= Radical Party (New Zealand) =

The Radical Party was a proposed new political party in New Zealand. It was part of an abortive attempt by members of the Liberal Party to establish a breakaway group. No actual party was ever formed, but the name was frequently applied to the group of dissident MPs by the press.

The leaders of the Radical Party proposal were George Russell and Frederick Pirani, both Liberal Party MPs. Russell and Pirani, along with other MPs such as William Collins and George Smith, were dissatisfied with the Liberal Party under Richard Seddon, believing that it had lost its commitment to its founding ideals. Both were considered to belong to the Liberal Party's left wing. In 1896, Russell spoke openly about formalising "the advanced section of the Liberal Party," either as an organised faction in the Liberal caucus or as a separate party.

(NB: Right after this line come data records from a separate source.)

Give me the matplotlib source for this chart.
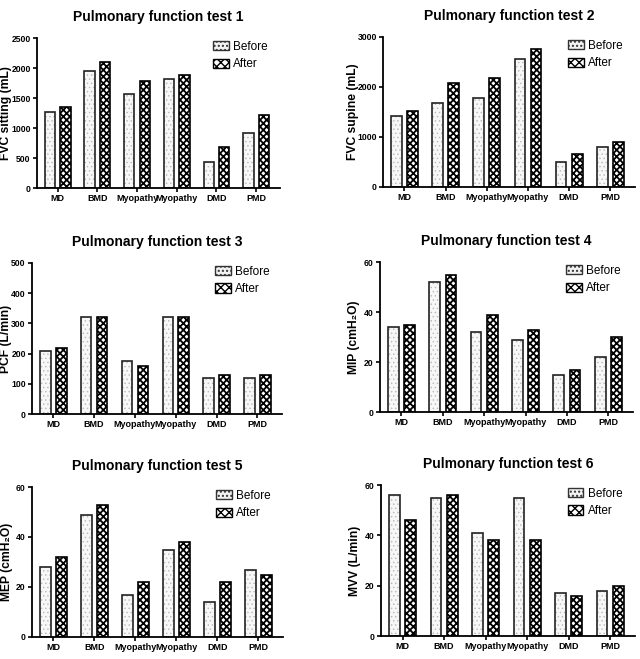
import matplotlib
matplotlib.use("Agg")
import matplotlib.pyplot as plt
from matplotlib.patches import Patch
import numpy as np

plt.rcParams['font.family'] = ['Liberation Sans', 'DejaVu Sans']
plt.rcParams['hatch.linewidth'] = 1.0

groups = ["MD", "BMD", "Myopathy", "Myopathy", "DMD", "PMD"]

titles = ["Pulmonary function test 1", "Pulmonary function test 2",
          "Pulmonary function test 3", "Pulmonary function test 4",
          "Pulmonary function test 5", "Pulmonary function test 6"]
ylabels = ["FVC sitting (mL)", "FVC supine (mL)", "PCF (L/min)",
           "MIP (cmH₂O)", "MEP (cmH₂O)", "MVV (L/min)"]

fvc_sit_before = [1270, 1950, 1560, 1810, 430, 910]
fvc_sit_after = [1350, 2100, 1790, 1890, 690, 1220]
fvc_sup_before = [1420, 1690, 1790, 2570, 510, 810]
fvc_sup_after = [1520, 2080, 2180, 2770, 660, 900]
pcf_before = [210, 320, 175, 320, 120, 120]
pcf_after = [220, 320, 160, 320, 130, 130]
mip_before = [34, 52, 32, 29, 15, 22]
mip_after = [35, 55, 39, 33, 17, 30]
mep_before = [28, 49, 17, 35, 14, 27]
mep_after = [32, 53, 22, 38, 22, 25]
mvv_before = [56, 55, 41, 55, 17, 18]
mvv_after = [46, 56, 38, 38, 16, 20]

before = [fvc_sit_before, fvc_sup_before, pcf_before, mip_before, mep_before, mvv_before]
after = [fvc_sit_after, fvc_sup_after, pcf_after, mip_after, mep_after, mvv_after]
ymax = [2500, 3000, 500, 60, 60, 60]
ystep = [500, 1000, 100, 20, 20, 20]

# axes boxes in pixels: left, top, right, bottom
boxes = [(37, 38, 280, 188), (383, 37, 635, 187),
         (32, 263, 282, 414), (380, 262, 633, 412),
         (32, 487, 283, 637), (381, 485, 635, 636)]
ylabel_px = [6, 353, 6, 354, 7, 355]

W, H = 640, 659
fig = plt.figure(figsize=(6.4, 6.59), dpi=100)

x = np.arange(len(groups))
bw = 0.26
off = 0.195


def hatch_lw(bars, lw):
    for p in bars:
        if hasattr(p, "set_hatch_linewidth"):
            p.set_hatch_linewidth(lw)


for i in range(6):
    l, t, r, b = boxes[i]
    ax = fig.add_axes([l / W, 1 - b / H, (r - l) / W, (b - t) / H])
    bb = ax.bar(x - off, before[i], bw, color="#f7f7f7", edgecolor="#b8b8b8",
                hatch="....", linewidth=0)
    hatch_lw(bb, 0.5)
    ax.bar(x - off, before[i], bw, fill=False, edgecolor="#222222", linewidth=1.2)
    ab = ax.bar(x + off, after[i], bw, color="white", edgecolor="black",
                hatch="xxxxx", linewidth=1.2)
    hatch_lw(ab, 1.3)
    ax.set_xlim(-0.52, 5.6)
    ax.set_ylim(0, ymax[i])
    ax.set_yticks(np.arange(0, ymax[i] + 1, ystep[i]))
    ax.set_xticks(x)
    ax.set_xticklabels(groups, fontsize=6.5, fontweight="bold")
    for lab in ax.get_yticklabels():
        lab.set_fontsize(6.2)
        lab.set_fontweight("bold")
    ax.tick_params(axis="both", length=3, width=1.2, pad=1.5)
    ax.spines["top"].set_visible(False)
    ax.spines["right"].set_visible(False)
    ax.spines["left"].set_linewidth(1.3)
    ax.spines["bottom"].set_linewidth(1.3)
    ax.set_ylabel(ylabels[i], fontsize=8.7, fontweight="bold", va="center")
    ax.yaxis.set_label_coords((ylabel_px[i] - l) / (r - l), 0.5)
    ax.set_title(titles[i], fontsize=10, fontweight="bold", pad=12)
    handles = [Patch(facecolor="#f2f2f2", edgecolor="#333333", hatch="...."),
               Patch(facecolor="white", edgecolor="black", hatch="xxxx")]
    ax.legend(handles, ["Before", "After"], loc="upper right", frameon=False,
              fontsize=8.5, handlelength=1.3, handleheight=0.9, borderaxespad=0.2,
              handletextpad=0.4, labelspacing=0.5, bbox_to_anchor=(0.98, 1.03))

fig.savefig("out.png", dpi=100)
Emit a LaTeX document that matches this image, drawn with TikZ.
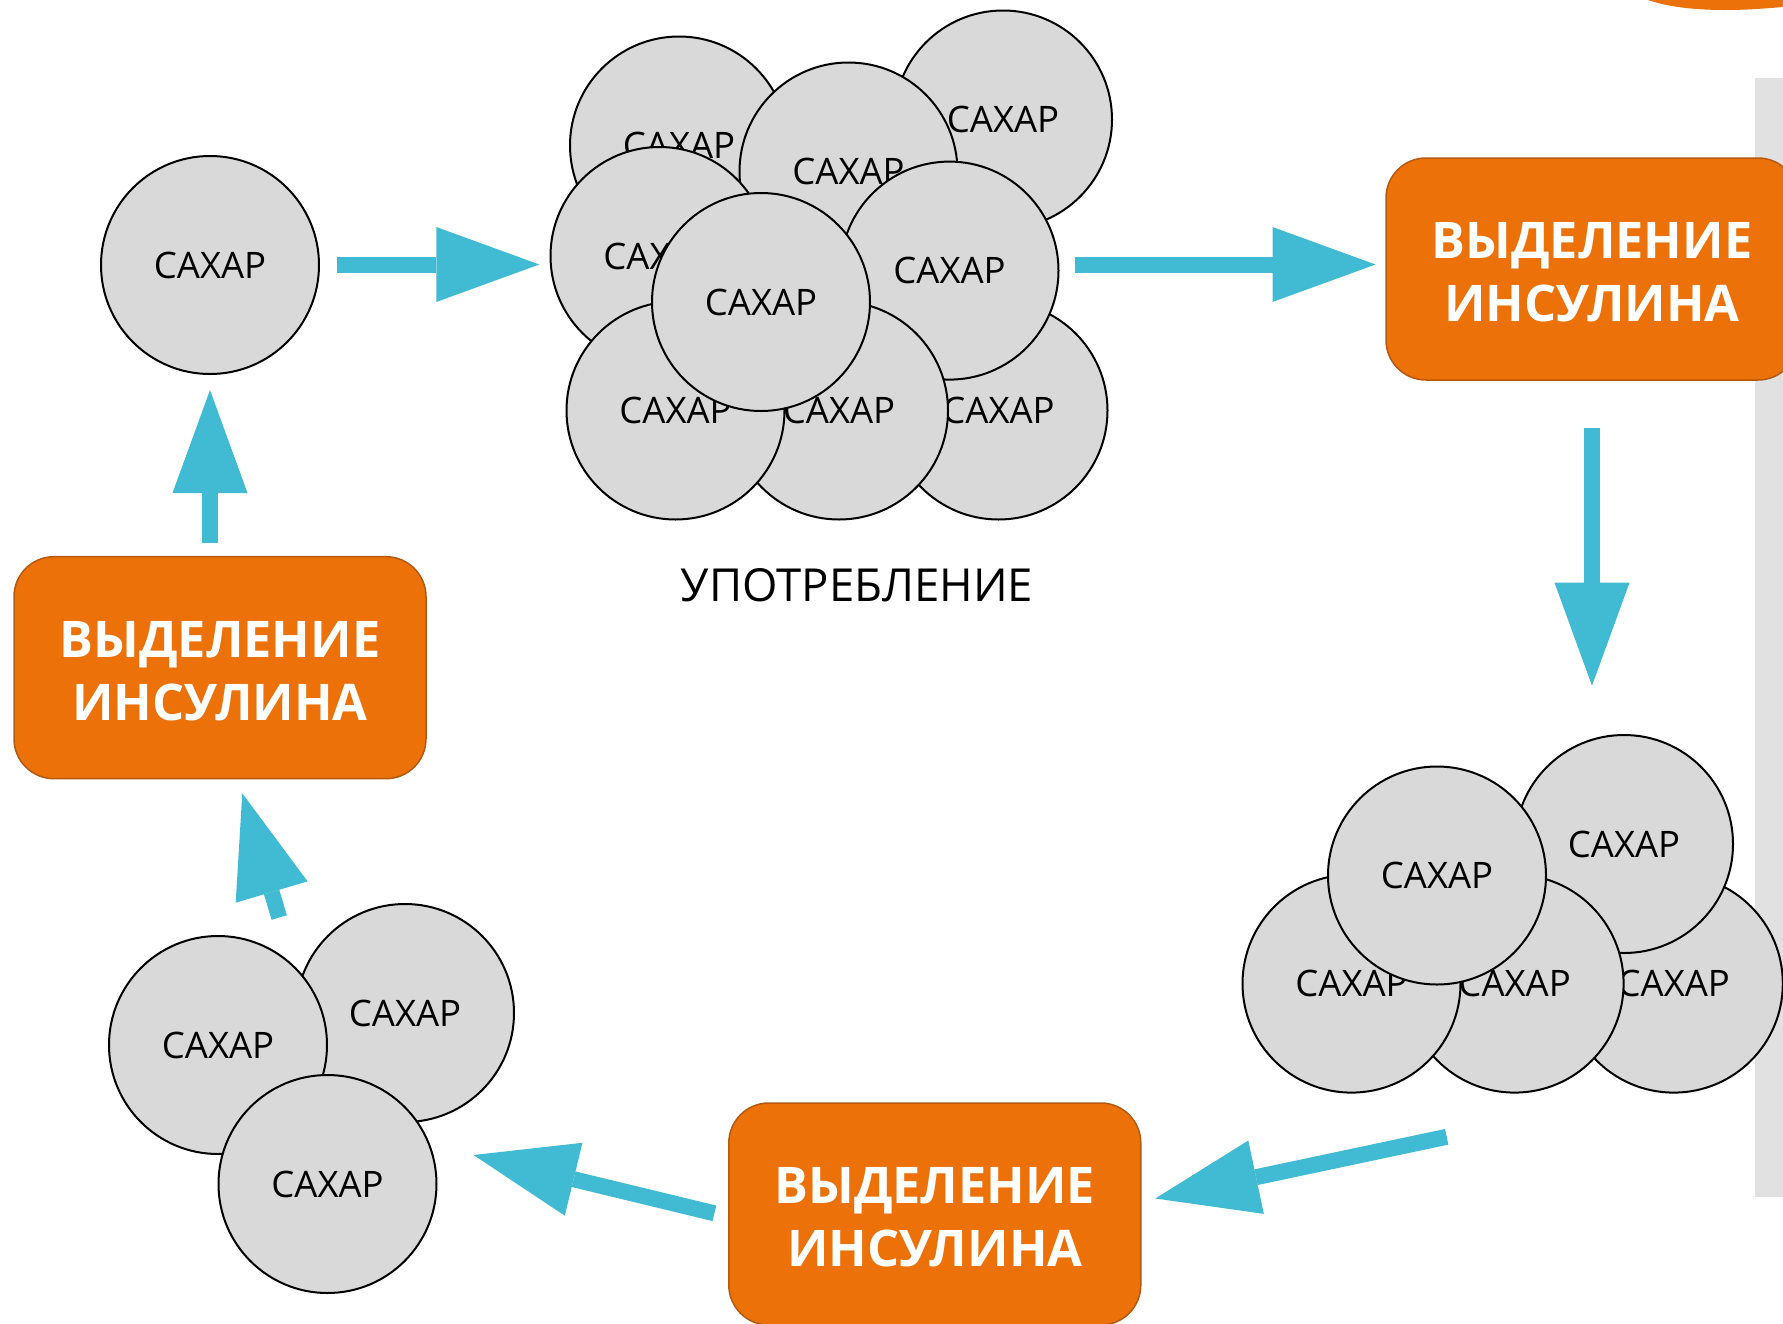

However, the new group failed to emerge. Tensions appeared to rise between its various members, with rumours circulating that neither Russell nor Pirani would concede the leadership to the other. The MPs whose names had been mentioned in connection with the Radical Party distanced themselves from it, stating that they had never made any commitments. Pirani and Smith both left the Liberal Party the same year, becoming independents.

In 1905 a similar group, the New Liberal Party was formed, but this group was defunct by 1908.